Tully Castle is a castle in Fermanagh, near the village of Blaney, on Blaney Bay on the southern shore of Lower Lough Erne. The Blaney area takes its name from Sir Edward Blaney, who was among the English advance party sent to Fermanagh to organise the Plantation of the county.

Tully Castle is a fortified house with a rectangular bawn and was built for Sir John Hume, a Scottish planter, in 1619. The bawn had four rectangular corner towers.

History

The castle was built as a residence and fortification during the Plantation of Ulster; built in 1619 by Sir John Hume, to whom this lands hereabouts had been granted.

During the Irish Rebellion of 1641, Rory Maguire set out to recapture his family’s old lands. He arrived at Tully Castle with a large following on Christmas Eve, and found the castle full of women and children. Most of the men were away.
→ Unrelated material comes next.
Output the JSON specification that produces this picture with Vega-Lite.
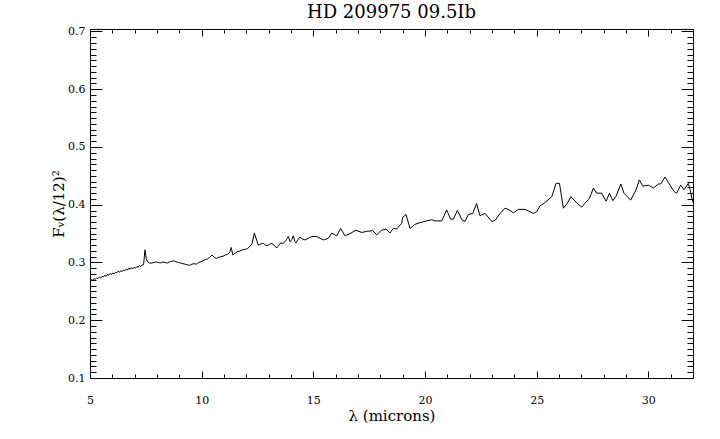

Lady Mary Hume surrendered the Castle, believing that she had assured a safe conduct for all in her care, but on Christmas Day the Maguires killed 60 women and children and 15 men, sparing only the Humes. The castle was burnt and the Humes never went back. Captain Patrick Hume later testified about the events of Christmas Day, 1641, saying:

"And afterwards that same day, the rebels having stripped the Protestants of all their clothes (except the said Lady Hume), they imprisoned them in the vaults or cellars of the said castle, where they kept them with a strong guard all that night, and the next morning, being the Lord’s Day, and the 25th day of December, 1641, they took the Lady Hume, Alexander Hume, John Grier, and this examt., with their wives and children, away from the rest of the prisoners, forth of the said castle, and placed them in the barn of one John Goodfellow at Tully, aforesaid, within a stone’s cast from the castle, putting them in hopes that they meant to convey them to the Castle of Monea, upon horses which they provided for them, but as for the rest that were then left behind in the Castle of Tully, the rebels told those in the barn that they should go on foot after them to Monea aforesaid. But immediately after, upon the 25th of December, 1641, at Tully Castle and within and about the bawn and vaults of the same, in the county of Fermanagh, the rebels did most cruelly and barbarously murder the said Protestants, to the number of men and 60 women and children or thereabouts, the names of the persons so murdered followeth, viz.: Francis Trotter, Thomas Trotter, Alexander Sheringfield, Alexander Bell, George Chearnside, Robert Black, James Barry, Thomas Anderson, Robert Lawdon, John Brooke, David Anderson, James Anderson, and many others - men, women, and children - whose names this deponent doth not now remember. The actors in this massacre, this examt. saith, for the most part are since that time dead, or slain as he heard, and as for such of them as survive, this examt. remembers not their names. And this examt. saith, after the said rebels did pillage and plunder the said castle, they did burn it on the day and year aforesaid. And further this examt. deposeth not anything material." PTK. HUME.

Thereafter, the Hume family seat was replaced nearby with Castle Hume Hall designed by Richard Cassels.

The castle today

Tully Castle 1975

Tully Castle and village site are State Care Historic Monuments sited in the townland of Tully.[1]